Hach, was ein schöner Bericht und was für eine tolle Reise, das ist ja auch noch mein Traum mit dem Mopped nach Norwegen.
Damit man hier mal richtige Elche zu sehen bekommt und als Beweis, daß es die in Norwegen tatsächlich gibt, eine Elchkuh mit Kalb.
elche.jpg - Bild entfernt (keine Rechte)
Uns wäre beinahe einer hintendrauf gefahren, weil wir so plötzlich gebremst hatten wegen der Elche. Das Bild ist nicht besonders toll, es war schon recht dunkel.
Falcone, könntest Du die Karten der Route ein bißchen größer machen, daß man auch die Orte lesen kann?
Moin, wahrscheinlich kommt die Frage jedesmal, wenn Falcone einen seiner tollen Reiseberichte einstellt: Schon mal daran gedacht, die Berichte als pdf (für die Ewigkeit" zum Downloaden anzubieten? Man kann ja nicht immer gleich nächste Woche aufbrechen und schaut sich so einen Bericht auch später mal wieder gerne an. Leider verschwinden aber nach einiger Zeit manche Bilder. (Habe eben mal in den 2007er USA-Berciht rein geschaut, da fehlen mittlerweile einige.)
So ohne Bilder geht doch viel verloren. Nur mal so als Anregung, falls Du in den nächsten Winter-Wochen mal nix zu tun weißt.

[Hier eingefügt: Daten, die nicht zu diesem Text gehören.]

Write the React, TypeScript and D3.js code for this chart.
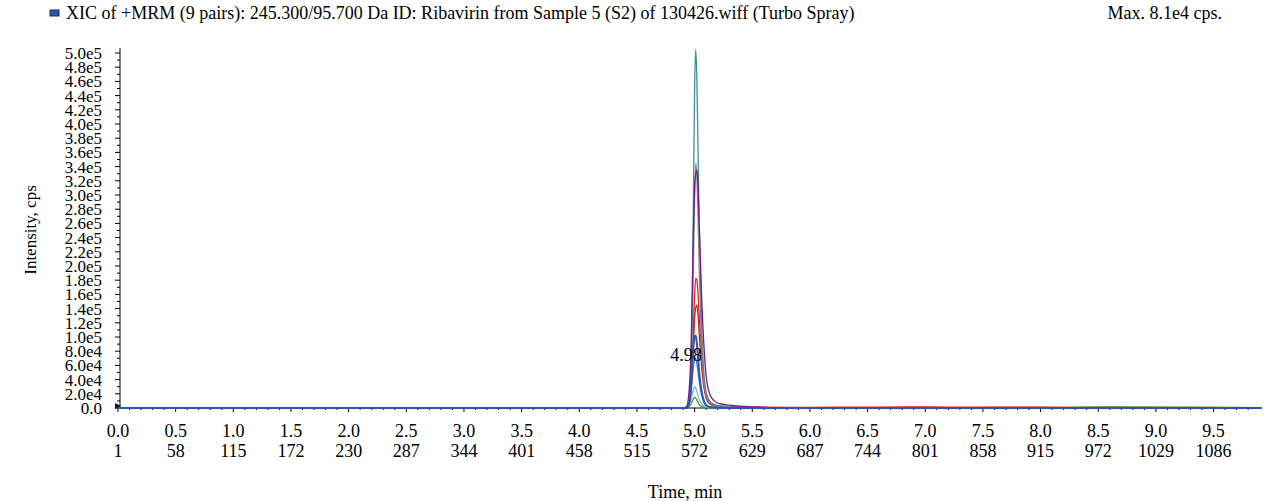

Zitat von Falcone im Beitrag #166als wir damals bei minus 36 Grad nachts das Motoröl mit in die Hütte nahmen und morgens das erwärmte Öl zurück in die Motoren füllten, damit wir nicht einfach auf den Kickstartern verhungert sind. Lang, lang ist´s her …

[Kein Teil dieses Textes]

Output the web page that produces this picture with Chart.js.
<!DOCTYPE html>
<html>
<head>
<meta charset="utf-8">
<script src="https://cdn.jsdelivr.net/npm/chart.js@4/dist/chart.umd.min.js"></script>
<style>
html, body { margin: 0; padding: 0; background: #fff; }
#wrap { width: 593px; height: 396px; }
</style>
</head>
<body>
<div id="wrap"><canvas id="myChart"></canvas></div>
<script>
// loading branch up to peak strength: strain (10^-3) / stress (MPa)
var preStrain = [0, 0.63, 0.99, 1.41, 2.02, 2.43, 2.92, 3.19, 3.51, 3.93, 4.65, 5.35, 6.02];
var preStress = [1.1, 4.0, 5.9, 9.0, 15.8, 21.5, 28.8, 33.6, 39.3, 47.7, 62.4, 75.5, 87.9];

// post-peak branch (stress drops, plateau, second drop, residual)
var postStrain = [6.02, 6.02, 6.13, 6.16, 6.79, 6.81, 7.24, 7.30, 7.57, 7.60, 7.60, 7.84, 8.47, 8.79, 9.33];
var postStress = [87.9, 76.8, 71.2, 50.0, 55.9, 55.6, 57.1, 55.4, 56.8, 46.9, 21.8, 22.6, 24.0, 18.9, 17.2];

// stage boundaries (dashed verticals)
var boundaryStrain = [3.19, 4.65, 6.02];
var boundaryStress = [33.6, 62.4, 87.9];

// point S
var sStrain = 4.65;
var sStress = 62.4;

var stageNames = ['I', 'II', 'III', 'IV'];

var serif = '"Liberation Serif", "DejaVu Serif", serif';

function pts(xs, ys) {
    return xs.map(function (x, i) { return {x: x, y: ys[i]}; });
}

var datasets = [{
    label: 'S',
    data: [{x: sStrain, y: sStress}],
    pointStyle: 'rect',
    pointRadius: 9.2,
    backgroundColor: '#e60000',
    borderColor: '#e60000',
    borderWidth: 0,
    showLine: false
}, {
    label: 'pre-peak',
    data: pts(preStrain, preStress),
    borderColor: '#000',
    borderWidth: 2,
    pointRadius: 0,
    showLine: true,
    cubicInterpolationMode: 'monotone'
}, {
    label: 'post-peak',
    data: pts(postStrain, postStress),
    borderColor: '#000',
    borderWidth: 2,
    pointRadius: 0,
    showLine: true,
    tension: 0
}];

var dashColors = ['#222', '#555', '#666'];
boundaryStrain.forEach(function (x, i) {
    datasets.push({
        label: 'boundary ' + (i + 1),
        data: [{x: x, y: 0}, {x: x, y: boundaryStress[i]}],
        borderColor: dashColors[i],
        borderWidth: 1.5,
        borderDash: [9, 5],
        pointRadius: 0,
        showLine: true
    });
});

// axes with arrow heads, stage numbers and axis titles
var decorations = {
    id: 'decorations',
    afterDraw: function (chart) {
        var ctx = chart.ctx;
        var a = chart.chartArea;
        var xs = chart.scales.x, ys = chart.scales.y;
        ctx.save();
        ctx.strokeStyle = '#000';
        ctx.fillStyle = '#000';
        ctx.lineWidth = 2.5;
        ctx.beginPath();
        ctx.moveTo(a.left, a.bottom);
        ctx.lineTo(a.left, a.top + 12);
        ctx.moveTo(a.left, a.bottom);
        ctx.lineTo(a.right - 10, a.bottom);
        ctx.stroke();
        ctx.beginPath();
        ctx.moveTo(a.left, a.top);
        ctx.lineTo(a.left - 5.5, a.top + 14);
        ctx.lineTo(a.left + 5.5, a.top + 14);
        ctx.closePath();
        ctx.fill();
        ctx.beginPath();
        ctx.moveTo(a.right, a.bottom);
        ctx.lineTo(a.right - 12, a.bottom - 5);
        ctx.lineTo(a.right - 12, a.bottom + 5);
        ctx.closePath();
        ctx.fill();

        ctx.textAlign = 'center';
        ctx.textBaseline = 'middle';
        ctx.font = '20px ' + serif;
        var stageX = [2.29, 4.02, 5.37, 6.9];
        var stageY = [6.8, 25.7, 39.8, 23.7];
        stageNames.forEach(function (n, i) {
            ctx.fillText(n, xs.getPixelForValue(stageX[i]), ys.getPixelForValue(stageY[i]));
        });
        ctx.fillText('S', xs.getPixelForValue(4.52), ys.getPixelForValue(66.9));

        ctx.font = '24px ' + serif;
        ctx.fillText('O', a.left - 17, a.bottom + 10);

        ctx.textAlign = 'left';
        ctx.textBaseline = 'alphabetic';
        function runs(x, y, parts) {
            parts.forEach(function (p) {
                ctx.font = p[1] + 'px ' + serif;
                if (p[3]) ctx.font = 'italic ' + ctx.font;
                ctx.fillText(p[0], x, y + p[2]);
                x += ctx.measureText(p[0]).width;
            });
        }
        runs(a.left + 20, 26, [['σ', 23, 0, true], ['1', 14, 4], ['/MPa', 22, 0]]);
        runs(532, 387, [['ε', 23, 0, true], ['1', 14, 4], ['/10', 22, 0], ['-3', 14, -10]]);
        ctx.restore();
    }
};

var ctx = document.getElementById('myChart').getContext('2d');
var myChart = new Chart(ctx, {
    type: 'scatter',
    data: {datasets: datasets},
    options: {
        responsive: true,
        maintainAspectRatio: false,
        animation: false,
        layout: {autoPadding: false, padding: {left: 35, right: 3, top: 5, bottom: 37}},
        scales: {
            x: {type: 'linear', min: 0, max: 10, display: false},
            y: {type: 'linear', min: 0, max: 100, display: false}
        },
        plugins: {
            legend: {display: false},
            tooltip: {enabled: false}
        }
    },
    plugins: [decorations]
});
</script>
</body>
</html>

Bei minus 36 Grad fährt doch niemand mehr Motorrad - selbst die ganz harten Wintergespannfahrer nicht!
Zitat von Brundi im Beitrag #178Bei minus 36 Grad fährt doch niemand mehr Motorrad - selbst die ganz harten Wintergespannfahrer nicht!
Monika, Du darfst ja nicht vergessen, daß die -36° Nachts waren. Wenn Tagsüber die Sonne schien ist die Temperatur auch schon mal auf -20° gestiegen. Das ging dann schon ganz gut.

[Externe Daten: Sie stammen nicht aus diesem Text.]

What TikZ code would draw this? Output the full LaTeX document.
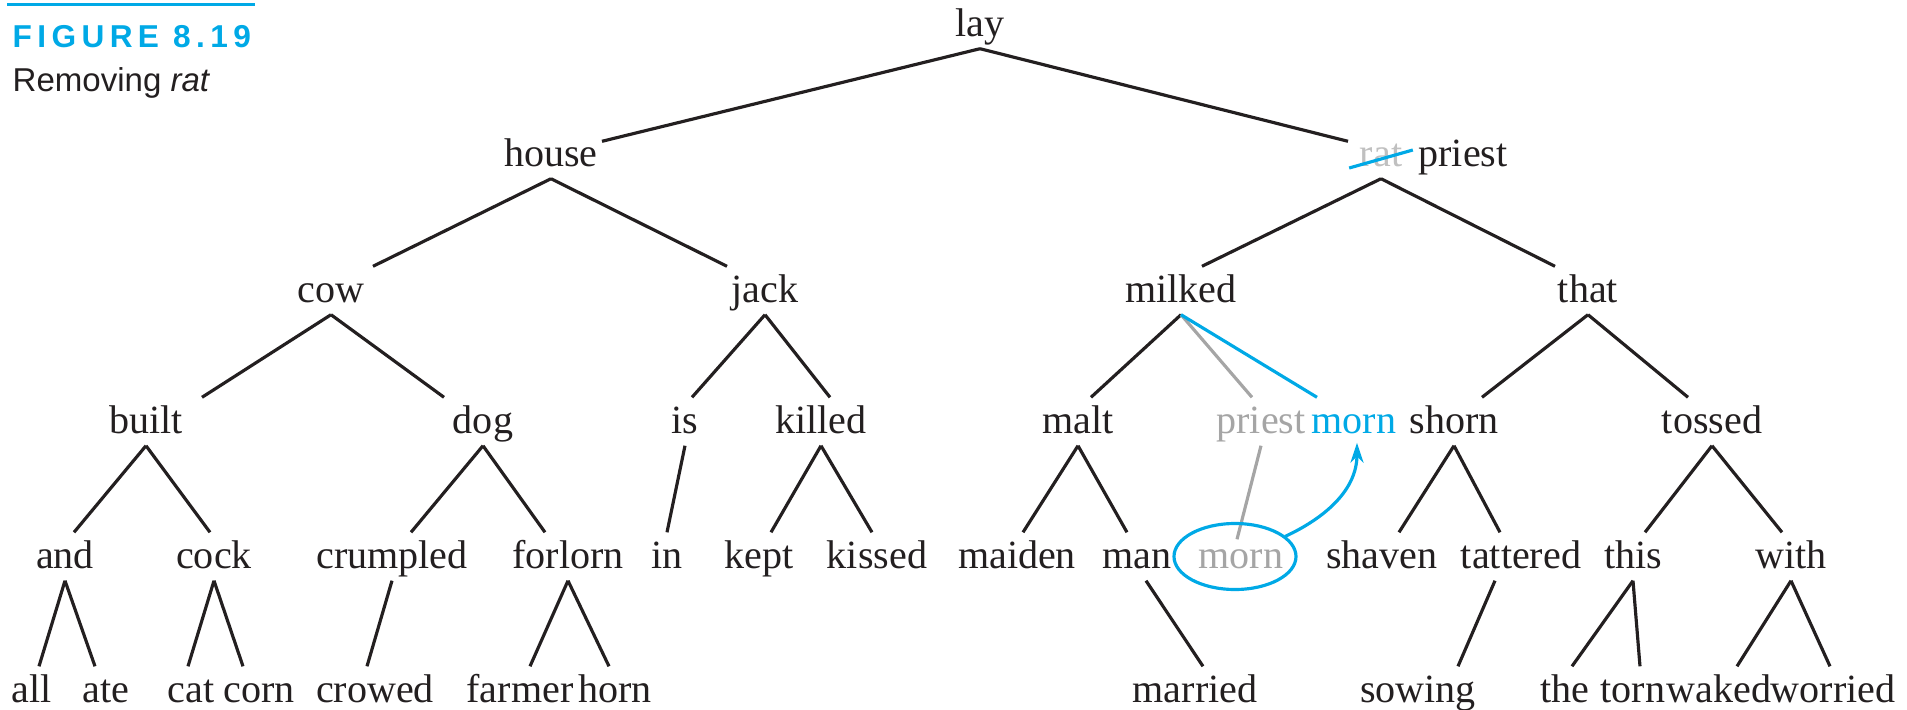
\documentclass[tikz,border=0pt]{standalone}
\usepackage{fontspec}
\setmainfont{Liberation Serif}
\newfontfamily\capfont{Liberation Sans}
\newfontfamily\figfont[LetterSpace=17]{Liberation Sans}
\usetikzlibrary{arrows.meta}

\definecolor{figblue}{RGB}{0,169,230}
\definecolor{ink}{RGB}{35,31,32}
\definecolor{oldgray}{RGB}{165,165,165}

\tikzset{
  word/.style={anchor=base, inner sep=0pt, text height=3.5mm, text depth=1.2mm,
    text=ink, font=\fontsize{11.4}{13}\selectfont},
  old/.style={word, text=oldgray},
  branch/.style={draw=ink, line width=0.9pt},
  oldbranch/.style={draw=oldgray, line width=0.9pt},
  newbranch/.style={draw=figblue, line width=0.9pt},
}

\begin{document}
\begin{tikzpicture}
    \useasboundingbox (0,0) rectangle (19.07,7.09);

    % Caption
    \fill[figblue] (0.07,7.03) rectangle (2.55,7.06);
    \node[anchor=base west, inner sep=0pt, text=figblue,
      font=\figfont\bfseries\fontsize{9}{11}\selectfont] (fig) at (0.12,6.62) {FIGURE 8.19};
    \node[anchor=base west, inner sep=0pt, text=ink,
      font=\capfont\fontsize{9.4}{11}\selectfont] (cap) at (0.12,6.18) {Removing \textit{rat}};

    % Root and second level
    \node[word] (lay) at (9.80,6.73) {lay};
    \node[word] (house) at (5.51,5.43) {house};
    \node[word, text=oldgray!70] (rat) at (13.81,5.43) {rat};
    \node[word, anchor=base west] (priest) at ([xshift=1.5mm]rat.base east) {priest};

    % Third level
    \node[word] (cow) at (3.31,4.07) {cow};
    \node[word] (jack) at (7.65,4.07) {jack};
    \node[word] (milked) at (11.81,4.07) {milked};
    \node[word] (that) at (15.88,4.07) {that};

    % Fourth level
    \node[word] (built) at (1.46,2.76) {built};
    \node[word] (dog) at (4.83,2.76) {dog};
    \node[word] (is) at (6.85,2.76) {is};
    \node[word] (killed) at (8.21,2.76) {killed};
    \node[word] (malt) at (10.78,2.76) {malt};
    \node[old] (priestold) at (12.61,2.76) {priest};
    \node[word, text=figblue] (mornnew) at (13.54,2.76) {morn};
    \node[word] (shorn) at (14.54,2.76) {shorn};
    \node[word] (tossed) at (17.12,2.76) {tossed};

    % Fifth level
    \node[word] (and) at (0.65,1.41) {and};
    \node[word] (cock) at (2.14,1.41) {cock};
    \node[word] (crumpled) at (3.92,1.41) {crumpled};
    \node[word] (forlorn) at (5.68,1.41) {forlorn};
    \node[word] (in) at (6.67,1.41) {in};
    \node[word] (kept) at (7.59,1.41) {kept};
    \node[word] (kissed) at (8.77,1.41) {kissed};
    \node[word] (maiden) at (10.17,1.41) {maiden};
    \node[word] (man) at (11.37,1.41) {man};
    \node[old] (mornold) at (12.41,1.41) {morn};
    \node[word] (shaven) at (13.82,1.41) {shaven};
    \node[word] (tattered) at (15.21,1.41) {tattered};
    \node[word] (this) at (16.33,1.41) {this};
    \node[word] (with) at (17.91,1.41) {with};

    % Leaves
    \node[word] (all) at (0.32,0.07) {all};
    \node[word] (ate) at (1.06,0.07) {ate};
    \node[word] (cat) at (1.91,0.07) {cat};
    \node[word] (corn) at (2.59,0.07) {corn};
    \node[word] (crowed) at (3.75,0.07) {crowed};
    \node[word] (farmer) at (5.20,0.07) {farmer};
    \node[word] (horn) at (6.15,0.07) {horn};
    \node[word] (married) at (11.95,0.07) {married};
    \node[word] (sowing) at (14.18,0.07) {sowing};
    \node[word] (the) at (15.65,0.07) {the};
    \node[word] (torn) at (16.33,0.07) {torn};
    \node[word] (waked) at (17.19,0.07) {waked};
    \node[word] (worried) at (18.33,0.07) {worried};

    % Branches: parent/child/offset of the lower end (mm)
    \draw[branch] (lay.south) -- ([xshift=5.1mm,yshift=-1.1mm]house.north);
    \draw[branch] (lay.south) -- ([xshift=-3.3mm,yshift=-1.1mm]rat.north);
    \foreach \p/\c/\dx in {house/cow/4.2, house/jack/-3.8, rat/milked/2.1, rat/that/-3.3,
        cow/built/5.6, cow/dog/-3.9, jack/is/0.7, jack/killed/0.9,
        milked/malt/1.3, that/shorn/2.8, that/tossed/-2.4,
        built/and/0.9, built/cock/-0.4, dog/crumpled/1.9, dog/forlorn/-2.3,
        is/in/0, killed/kept/1.2, killed/kissed/-0.5, malt/maiden/0.6, malt/man/-1.0,
        shorn/shaven/1.7, shorn/tattered/-2.1, tossed/this/1.2, tossed/with/-0.9,
        and/all/0.7, and/ate/-1.1, cock/cat/-0.3, cock/corn/-1.6,
        crumpled/crowed/-0.8, forlorn/farmer/1.0, forlorn/horn/-0.6,
        this/the/0.7, this/torn/0.7, with/waked/1.8, with/worried/-0.3}
      \draw[branch] (\p.south) -- ([xshift=\dx mm]\c.north);
    \draw[branch] ([xshift=0.9mm]man.south) -- ([xshift=0.8mm]married.north);
    \draw[branch] ([xshift=-2.6mm]tattered.south) -- ([xshift=4.0mm]sowing.north);

    % Old links in gray
    \draw[oldbranch] (milked.south) -- ([xshift=-0.9mm]priestold.north);
    \draw[oldbranch] (priestold.south) -- ([xshift=-0.4mm,yshift=-0.7mm]mornold.north);

    % Fix-up in blue
    \draw[newbranch] ([xshift=-1mm,yshift=-0.2mm]rat.base west) -- ([xshift=1mm,yshift=1.6mm]rat.base east);
    \draw[newbranch] (milked.south) -- ([xshift=-3.7mm]mornnew.north);
    \draw[newbranch] ([xshift=-0.6mm]mornold.center) ellipse [x radius=6.1mm, y radius=3.3mm];
    \draw[newbranch, -{Stealth[length=2mm,width=1.3mm]}] ([xshift=4.4mm,yshift=2mm]mornold.center)
      to[out=25,in=-90] ([xshift=0.3mm,yshift=0.3mm]mornnew.south);
\end{tikzpicture}
\end{document}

Interessant war auch zu sehen das das Öl, bei ein paar Leuten die meinten es nicht nötig zu haben abends das warme Öl abzulassen, wie Honig am Peilstab hing. Da half nur noch den Primuskocher auspacken und den Motor von unten anwärmen.
Das eine Jahr als ich mal dabei war hat es so ein Weltmeister fertiggebracht das abgelassene Öl nicht nur warmzumachen sondern hat es mehr oder weniger aufgekocht und dieses heiße Öl mit einem Schwung in den minus 30° kalten Motor zu kippen. Es zischte nur kurz, das Motorgehäuse machte knack und der gute Mann konnte den Abschleppdienst wegen eines Risses im Motorgehäuse bestellen. Der Spott und die Häme war auf jeden Fall nicht ganz ohne.
Aber wie Martin schon meinte: Lang, lang ist's her.